Goal:
Please print the lines between the one with "Write a Python" and the one with "fig.savefig('out.png', dpi=100)", both ends included, exactly as written, with no pictures.

Listing:
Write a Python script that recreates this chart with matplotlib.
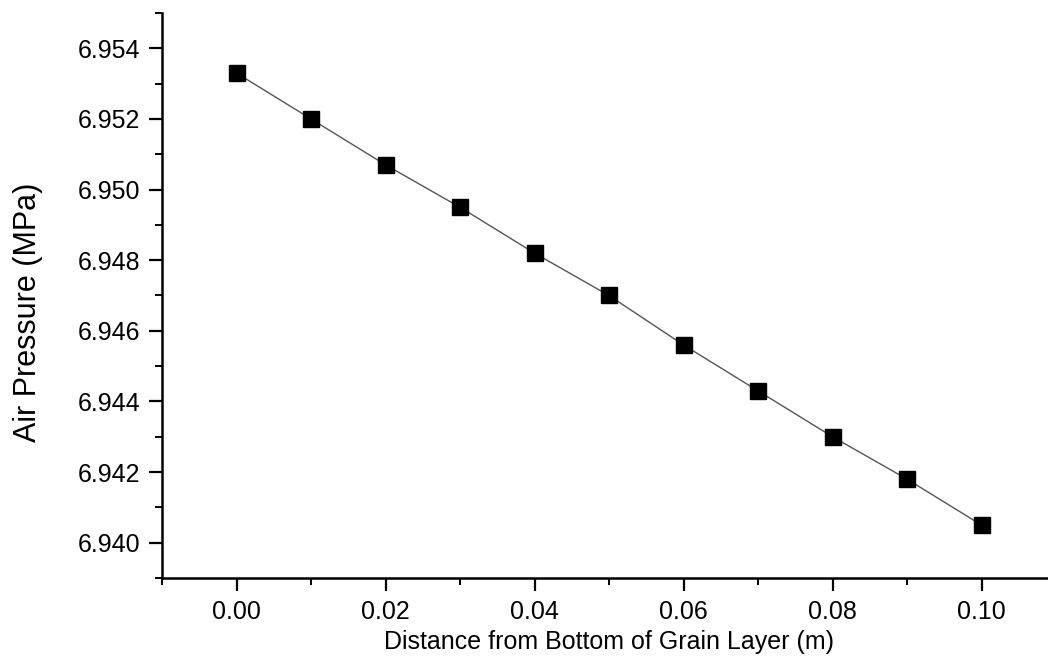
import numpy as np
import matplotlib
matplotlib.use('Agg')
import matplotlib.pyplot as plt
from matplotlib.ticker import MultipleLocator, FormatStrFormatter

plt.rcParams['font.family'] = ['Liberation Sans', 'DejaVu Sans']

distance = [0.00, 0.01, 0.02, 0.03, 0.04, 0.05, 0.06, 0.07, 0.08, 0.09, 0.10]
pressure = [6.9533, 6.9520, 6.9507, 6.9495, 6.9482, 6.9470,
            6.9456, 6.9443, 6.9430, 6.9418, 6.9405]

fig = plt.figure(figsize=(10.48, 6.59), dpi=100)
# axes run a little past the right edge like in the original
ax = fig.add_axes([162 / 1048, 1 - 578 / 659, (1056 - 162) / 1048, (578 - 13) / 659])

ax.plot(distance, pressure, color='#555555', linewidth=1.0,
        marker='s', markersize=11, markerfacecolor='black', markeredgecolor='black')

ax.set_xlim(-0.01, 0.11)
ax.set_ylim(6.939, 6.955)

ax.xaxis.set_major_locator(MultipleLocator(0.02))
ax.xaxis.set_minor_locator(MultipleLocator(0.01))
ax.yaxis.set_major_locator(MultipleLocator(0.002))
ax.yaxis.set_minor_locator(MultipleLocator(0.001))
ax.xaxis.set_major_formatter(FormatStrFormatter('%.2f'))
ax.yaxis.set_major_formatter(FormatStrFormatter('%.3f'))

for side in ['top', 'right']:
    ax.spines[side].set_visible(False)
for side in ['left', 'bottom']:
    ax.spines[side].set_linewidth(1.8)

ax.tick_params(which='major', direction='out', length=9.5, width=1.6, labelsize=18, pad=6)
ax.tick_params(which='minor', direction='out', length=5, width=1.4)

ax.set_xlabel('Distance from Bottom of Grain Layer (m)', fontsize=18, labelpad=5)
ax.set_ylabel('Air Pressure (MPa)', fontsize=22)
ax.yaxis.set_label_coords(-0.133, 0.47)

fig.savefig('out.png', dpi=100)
...
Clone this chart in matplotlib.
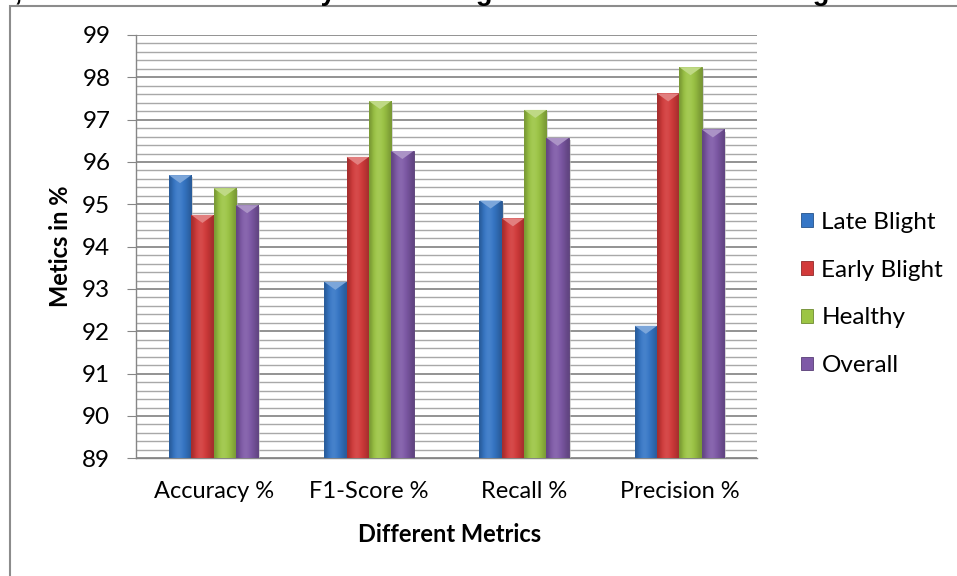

Answer below:
Write a Python script that recreates this chart with matplotlib.
import numpy as np
import matplotlib
matplotlib.use('Agg')
import matplotlib.pyplot as plt
from matplotlib.ticker import MultipleLocator, FormatStrFormatter

plt.rcParams['font.family'] = ['Liberation Sans', 'DejaVu Sans']

distance = [0.00, 0.01, 0.02, 0.03, 0.04, 0.05, 0.06, 0.07, 0.08, 0.09, 0.10]
pressure = [6.9533, 6.9520, 6.9507, 6.9495, 6.9482, 6.9470,
            6.9456, 6.9443, 6.9430, 6.9418, 6.9405]

fig = plt.figure(figsize=(10.48, 6.59), dpi=100)
# axes run a little past the right edge like in the original
ax = fig.add_axes([162 / 1048, 1 - 578 / 659, (1056 - 162) / 1048, (578 - 13) / 659])

ax.plot(distance, pressure, color='#555555', linewidth=1.0,
        marker='s', markersize=11, markerfacecolor='black', markeredgecolor='black')

ax.set_xlim(-0.01, 0.11)
ax.set_ylim(6.939, 6.955)

ax.xaxis.set_major_locator(MultipleLocator(0.02))
ax.xaxis.set_minor_locator(MultipleLocator(0.01))
ax.yaxis.set_major_locator(MultipleLocator(0.002))
ax.yaxis.set_minor_locator(MultipleLocator(0.001))
ax.xaxis.set_major_formatter(FormatStrFormatter('%.2f'))
ax.yaxis.set_major_formatter(FormatStrFormatter('%.3f'))

for side in ['top', 'right']:
    ax.spines[side].set_visible(False)
for side in ['left', 'bottom']:
    ax.spines[side].set_linewidth(1.8)

ax.tick_params(which='major', direction='out', length=9.5, width=1.6, labelsize=18, pad=6)
ax.tick_params(which='minor', direction='out', length=5, width=1.4)

ax.set_xlabel('Distance from Bottom of Grain Layer (m)', fontsize=18, labelpad=5)
ax.set_ylabel('Air Pressure (MPa)', fontsize=22)
ax.yaxis.set_label_coords(-0.133, 0.47)

fig.savefig('out.png', dpi=100)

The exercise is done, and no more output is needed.